Trusted Advising. Not Punitive Policing.
My first job out of graduate school was as an OSHA Investigator.
I had an actual badge! I was a real safety cop!
The OSHA job was a good job, one I held for nearly 12 years. In that role, I learned and experienced so much of what built my career.
I don’t want that for those of you working in the private sector; you don’t want that either.
You need to be a trusted advisor.
See, when I was with OSHA, I decided not to police safety—I wanted to teach people along the way.
Yes, I did issue citations—that was my job. And, yes, I did throw the proverbial “book” at employers when necessary. My job was to identify hazards and cite them.
I did that.
However, and because I wanted so badly to educate, I developed a different approach to the 500+ inspections I conducted, inviting anyone and everyone at each company to join me for the journey. Sometimes that was a whole safety committee, a group of managers, the safety professional, the HR manager, or my personal favorite combination—a company President and the maintenance department. Why is that duo so exciting? Because leadership and maintenance would often times correct a hazard on the spot.

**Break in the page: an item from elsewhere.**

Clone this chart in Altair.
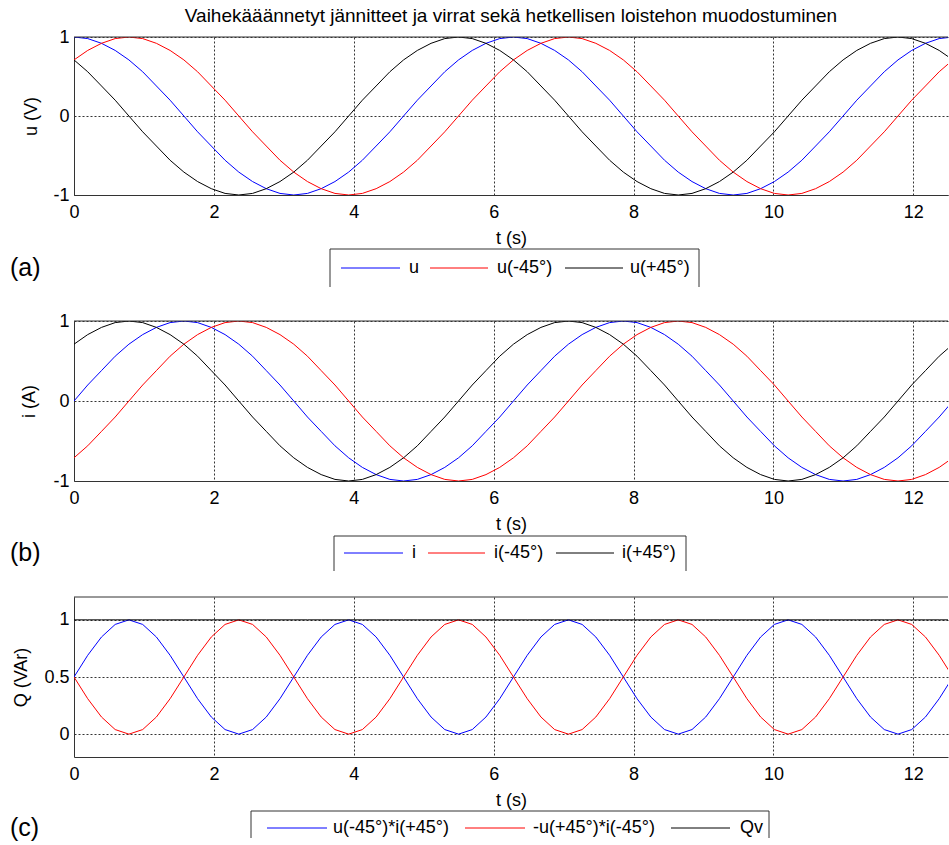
import altair as alt
import pandas as pd

# Time samples (s), two full periods
T = [0.000, 0.196, 0.393, 0.589, 0.785, 0.982, 1.178, 1.374,
     1.571, 1.767, 1.963, 2.160, 2.356, 2.553, 2.749, 2.945,
     3.142, 3.338, 3.534, 3.731, 3.927, 4.123, 4.320, 4.516,
     4.712, 4.909, 5.105, 5.301, 5.498, 5.694, 5.890, 6.087,
     6.283, 6.480, 6.676, 6.872, 7.069, 7.265, 7.461, 7.658,
     7.854, 8.050, 8.247, 8.443, 8.639, 8.836, 9.032, 9.228,
     9.425, 9.621, 9.817, 10.014, 10.210, 10.407, 10.603, 10.799,
     10.996, 11.192, 11.388, 11.585, 11.781, 11.977, 12.174, 12.370,
     12.566]

# Voltages (V)
U = [1.00, 0.98, 0.92, 0.83, 0.71, 0.56, 0.38, 0.20,
     0.00, -0.20, -0.38, -0.56, -0.71, -0.83, -0.92, -0.98,
     -1.00, -0.98, -0.92, -0.83, -0.71, -0.56, -0.38, -0.20,
     0.00, 0.20, 0.38, 0.56, 0.71, 0.83, 0.92, 0.98,
     1.00, 0.98, 0.92, 0.83, 0.71, 0.56, 0.38, 0.20,
     0.00, -0.20, -0.38, -0.56, -0.71, -0.83, -0.92, -0.98,
     -1.00, -0.98, -0.92, -0.83, -0.71, -0.56, -0.38, -0.20,
     0.00, 0.20, 0.38, 0.56, 0.71, 0.83, 0.92, 0.98,
     1.00]
U_M45 = [0.71, 0.83, 0.92, 0.98, 1.00, 0.98, 0.92, 0.83,
         0.71, 0.56, 0.38, 0.20, 0.00, -0.20, -0.38, -0.56,
         -0.71, -0.83, -0.92, -0.98, -1.00, -0.98, -0.92, -0.83,
         -0.71, -0.56, -0.38, -0.20, 0.00, 0.20, 0.38, 0.56,
         0.71, 0.83, 0.92, 0.98, 1.00, 0.98, 0.92, 0.83,
         0.71, 0.56, 0.38, 0.20, 0.00, -0.20, -0.38, -0.56,
         -0.71, -0.83, -0.92, -0.98, -1.00, -0.98, -0.92, -0.83,
         -0.71, -0.56, -0.38, -0.20, 0.00, 0.20, 0.38, 0.56,
         0.71]
U_P45 = [0.71, 0.56, 0.38, 0.20, 0.00, -0.20, -0.38, -0.56,
         -0.71, -0.83, -0.92, -0.98, -1.00, -0.98, -0.92, -0.83,
         -0.71, -0.56, -0.38, -0.20, 0.00, 0.20, 0.38, 0.56,
         0.71, 0.83, 0.92, 0.98, 1.00, 0.98, 0.92, 0.83,
         0.71, 0.56, 0.38, 0.20, 0.00, -0.20, -0.38, -0.56,
         -0.71, -0.83, -0.92, -0.98, -1.00, -0.98, -0.92, -0.83,
         -0.71, -0.56, -0.38, -0.20, 0.00, 0.20, 0.38, 0.56,
         0.71, 0.83, 0.92, 0.98, 1.00, 0.98, 0.92, 0.83,
         0.71]

# Currents (A)
I = [0.00, 0.20, 0.38, 0.56, 0.71, 0.83, 0.92, 0.98,
     1.00, 0.98, 0.92, 0.83, 0.71, 0.56, 0.38, 0.20,
     0.00, -0.20, -0.38, -0.56, -0.71, -0.83, -0.92, -0.98,
     -1.00, -0.98, -0.92, -0.83, -0.71, -0.56, -0.38, -0.20,
     0.00, 0.20, 0.38, 0.56, 0.71, 0.83, 0.92, 0.98,
     1.00, 0.98, 0.92, 0.83, 0.71, 0.56, 0.38, 0.20,
     0.00, -0.20, -0.38, -0.56, -0.71, -0.83, -0.92, -0.98,
     -1.00, -0.98, -0.92, -0.83, -0.71, -0.56, -0.38, -0.20,
     0.00]
I_M45 = [-0.71, -0.56, -0.38, -0.20, 0.00, 0.20, 0.38, 0.56,
         0.71, 0.83, 0.92, 0.98, 1.00, 0.98, 0.92, 0.83,
         0.71, 0.56, 0.38, 0.20, 0.00, -0.20, -0.38, -0.56,
         -0.71, -0.83, -0.92, -0.98, -1.00, -0.98, -0.92, -0.83,
         -0.71, -0.56, -0.38, -0.20, 0.00, 0.20, 0.38, 0.56,
         0.71, 0.83, 0.92, 0.98, 1.00, 0.98, 0.92, 0.83,
         0.71, 0.56, 0.38, 0.20, 0.00, -0.20, -0.38, -0.56,
         -0.71, -0.83, -0.92, -0.98, -1.00, -0.98, -0.92, -0.83,
         -0.71]
I_P45 = [0.71, 0.83, 0.92, 0.98, 1.00, 0.98, 0.92, 0.83,
         0.71, 0.56, 0.38, 0.20, 0.00, -0.20, -0.38, -0.56,
         -0.71, -0.83, -0.92, -0.98, -1.00, -0.98, -0.92, -0.83,
         -0.71, -0.56, -0.38, -0.20, 0.00, 0.20, 0.38, 0.56,
         0.71, 0.83, 0.92, 0.98, 1.00, 0.98, 0.92, 0.83,
         0.71, 0.56, 0.38, 0.20, 0.00, -0.20, -0.38, -0.56,
         -0.71, -0.83, -0.92, -0.98, -1.00, -0.98, -0.92, -0.83,
         -0.71, -0.56, -0.38, -0.20, 0.00, 0.20, 0.38, 0.56,
         0.71]

# Instantaneous reactive power (VAr)
Q_A = [0.50, 0.69, 0.85, 0.96, 1.00, 0.96, 0.85, 0.69,
       0.50, 0.31, 0.15, 0.04, 0.00, 0.04, 0.15, 0.31,
       0.50, 0.69, 0.85, 0.96, 1.00, 0.96, 0.85, 0.69,
       0.50, 0.31, 0.15, 0.04, 0.00, 0.04, 0.15, 0.31,
       0.50, 0.69, 0.85, 0.96, 1.00, 0.96, 0.85, 0.69,
       0.50, 0.31, 0.15, 0.04, 0.00, 0.04, 0.15, 0.31,
       0.50, 0.69, 0.85, 0.96, 1.00, 0.96, 0.85, 0.69,
       0.50, 0.31, 0.15, 0.04, 0.00, 0.04, 0.15, 0.31,
       0.50]
Q_B = [0.50, 0.31, 0.15, 0.04, 0.00, 0.04, 0.15, 0.31,
       0.50, 0.69, 0.85, 0.96, 1.00, 0.96, 0.85, 0.69,
       0.50, 0.31, 0.15, 0.04, 0.00, 0.04, 0.15, 0.31,
       0.50, 0.69, 0.85, 0.96, 1.00, 0.96, 0.85, 0.69,
       0.50, 0.31, 0.15, 0.04, 0.00, 0.04, 0.15, 0.31,
       0.50, 0.69, 0.85, 0.96, 1.00, 0.96, 0.85, 0.69,
       0.50, 0.31, 0.15, 0.04, 0.00, 0.04, 0.15, 0.31,
       0.50, 0.69, 0.85, 0.96, 1.00, 0.96, 0.85, 0.69,
       0.50]
QV = [1.00] * len(T)

X_TICKS = [0, 2, 4, 6, 8, 10, 12]
TITLE = "Vaihekääännetyt jännitteet ja virrat sekä hetkellisen loistehon muodostuminen"

data = pd.DataFrame({"t": T, "u": U, "u_m45": U_M45, "u_p45": U_P45,
                     "i": I, "i_m45": I_M45, "i_p45": I_P45,
                     "q_a": Q_A, "q_b": Q_B, "qv": QV})
one = pd.DataFrame({"k": [0]})

FONT = "Liberation Sans"
W = 874
X_MAX = 12.496
BLUE, RED, BLACK = "#0000ff", "#ff0000", "#000000"
EDGE = "#333333"

x_scale = alt.Scale(domain=[0, X_MAX], nice=False, zero=False)
x_axis = alt.Axis(values=X_TICKS, title="t (s)", grid=True, gridColor="#000000",
                  gridDash=[2, 2], gridWidth=0.8, ticks=False, tickSize=0,
                  domainColor=EDGE, domainWidth=1, labelFont=FONT, labelFontSize=18,
                  labelColor="#000000", labelPadding=8, labelFlush=False,
                  labelOverlap=False, titleFont=FONT, titleFontSize=18,
                  titleFontWeight="normal", titleColor="#000000", titlePadding=8)


def y_axis(values, title, title_pad):
    return alt.Axis(values=values, title=title, grid=True, gridColor="#000000",
                    gridDash=[2, 2], gridWidth=0.8, ticks=False, tickSize=0,
                    domainColor=EDGE, domainWidth=1, labelFont=FONT, labelFontSize=18,
                    labelColor="#000000", labelPadding=5, labelFlush=False,
                    labelOverlap=False, labelExpr="'' + datum.value",
                    titleFont=FONT, titleFontSize=18, titleFontWeight="normal",
                    titleColor="#000000", titlePadding=title_pad)


def rule(x1, x2, y1, y2, color=EDGE, opacity=1.0):
    return alt.Chart(one).mark_rule(color=color, strokeWidth=1, strokeOpacity=opacity).encode(
        x=alt.value(x1), x2=alt.value(x2), y=alt.value(y1), y2=alt.value(y2))


def text(label, x, y, size, align="left"):
    return alt.Chart(one).mark_text(text=label, font=FONT, fontSize=size, align=align,
                                    baseline="middle", color="#000000").encode(
        x=alt.value(x), y=alt.value(y))


legend_names = {
    "(a)": ["u", "u(-45°)", "u(+45°)"],
    "(b)": ["i", "i(-45°)", "i(+45°)"],
    "(c)": ["u(-45°)*i(+45°)", "-u(+45°)*i(-45°)", "Qv"],
}


def panel(series, y_domain, y_ticks, y_title, y_title_pad, height, legend, tag,
          bounds, extra=()):
    ys = alt.Scale(domain=y_domain, nice=False, zero=False)
    ya = y_axis(y_ticks, y_title, y_title_pad)
    layers = []
    for field, color in series:
        layers.append(alt.Chart(data).mark_line(color=color, strokeWidth=1, clip=True).encode(
            x=alt.X("t:Q", scale=x_scale, axis=x_axis),
            y=alt.Y(f"{field}:Q", scale=ys, axis=ya)))
    # top edge of the axes box
    layers.append(rule(0, W, 0, 0))
    # legend box (open at the bottom) and its entries
    bx1, bx2, btop, bbot, ty, entries = legend
    layers.append(rule(bx1, bx2, btop, btop))
    layers.append(rule(bx1, bx1, btop, bbot))
    layers.append(rule(bx2, bx2, btop, bbot))
    colors = [s[1] for s in series]
    for name, color, (lx1, lx2, tx) in zip(legend_names[tag], colors, entries):
        layers.append(rule(lx1, lx2, ty, ty, color=color))
        layers.append(text(name, tx, ty, 18))
    # subplot tag
    layers.append(text(tag, -64, ty, 25))
    # invisible frame that fixes the panel's extent in the stacked layout
    layers.append(rule(-74, -74, bounds[0], bounds[1], opacity=0.0))
    layers.extend(extra)
    return alt.layer(*layers).properties(width=W, height=height)


pa = panel([("u", BLUE), ("u_m45", RED), ("u_p45", BLACK)],
           [-1, 1], [-1, 0, 1], "u (V)", 12, 158,
           (256, 625, 212, 250, 231, [(267, 326, 335), (356, 414, 423), (491, 549, 556)]),
           "(a)", (-37, 263),
           extra=[text(TITLE, 437, -21, 19, align="center")])

pb = panel([("i", BLUE), ("i_m45", RED), ("i_p45", BLACK)],
           [-1, 1], [-1, 0, 1], "i (A)", 14, 160,
           (260, 612, 215, 250, 232, [(270, 329, 338), (354, 411, 420), (482, 540, 548)]),
           "(b)", (-21, 257))

pc = panel([("q_a", BLUE), ("q_b", RED), ("qv", BLACK)],
           [-0.2, 1.2], [0, 0.5, 1], "Q (VAr)", 13, 160,
           (177, 695, 214, 241, 231, [(193, 253, 259), (391, 451, 459), (597, 656, 666)]),
           "(c)", (-19, 241))

chart = (
    alt.vconcat(pa, pb, pc, spacing=0)
    .properties(padding={"left": 0, "top": 0, "right": 0, "bottom": 0}, background="white")
    .configure_view(stroke=None)
)

chart.save("out.html", embed_options={"renderer": "svg", "actions": False})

I tried to turn all employees into safety students. For every hazard found, we discussed “why the hazard”, and how someone could potentially be hurt. This approach worked well because it personalized exposure for affected workers.
I never said, “That’s wrong, there’s a law, and simply moved on.” I wanted to teach people to “fish” for safety, so they could deploy a safety skill independently, when I wasn’t there.
Why did I decide on that teaching approach so early on? Self-preservation, I think. My work was nearly always solo.
The only people who ever knew where I was were my administrative assistant and my husband.
Being a government regulator and doing surprise inspections…it isn’t a popular job. People got nervous and angry, and I never knew what I was going to walk into on a given day.
That’s why becoming the “trusted advisor” versus the “safety cop”, was really about protecting myself from harm in the beginning.
Over time, I felt like I was making a difference as people were learning and asking questions, thoughtfully debating the best ways to eliminate a particular hazard, for example.
Now, several years and several jobs later, I was working for a company that supported many different businesses across the country, one of which was a design/build firm that had just formed its first safety committee and asked if I could do a safety audit with them.
I knew right away that I wanted to apply the same approach I had used back when I was with OSHA.
And at first, the committee was a little pensive, with everyone standing around arms crossed, wondering how long an audit would take. So we started with something easy: checking fire extinguisher inspection tags, which weren’t filled out. I taught them how to properly inspect extinguishers, and we moved on to the next thing, and the next thing.
Pretty soon, the group was engaged, asking questions, and taking notes.
Six months later they asked me back, this time showing me all the things they fixed and taking me to places where they had specific safety questions.
They invited me again six months after that, only this time the committee led the audit—identifying hazards along the way, taking pictures and notes, talking with employees about their hazard exposure.
I was just there to clarify questions and answers.
They were fishing for safety and it was beautiful.
Because I had become their trusted advisor, I was able to arm them with enough information and confidence to build internal support, which helped when they needed to ask for budget on safety improvements and corrections.
Trust me and make yourself a trusted advisor.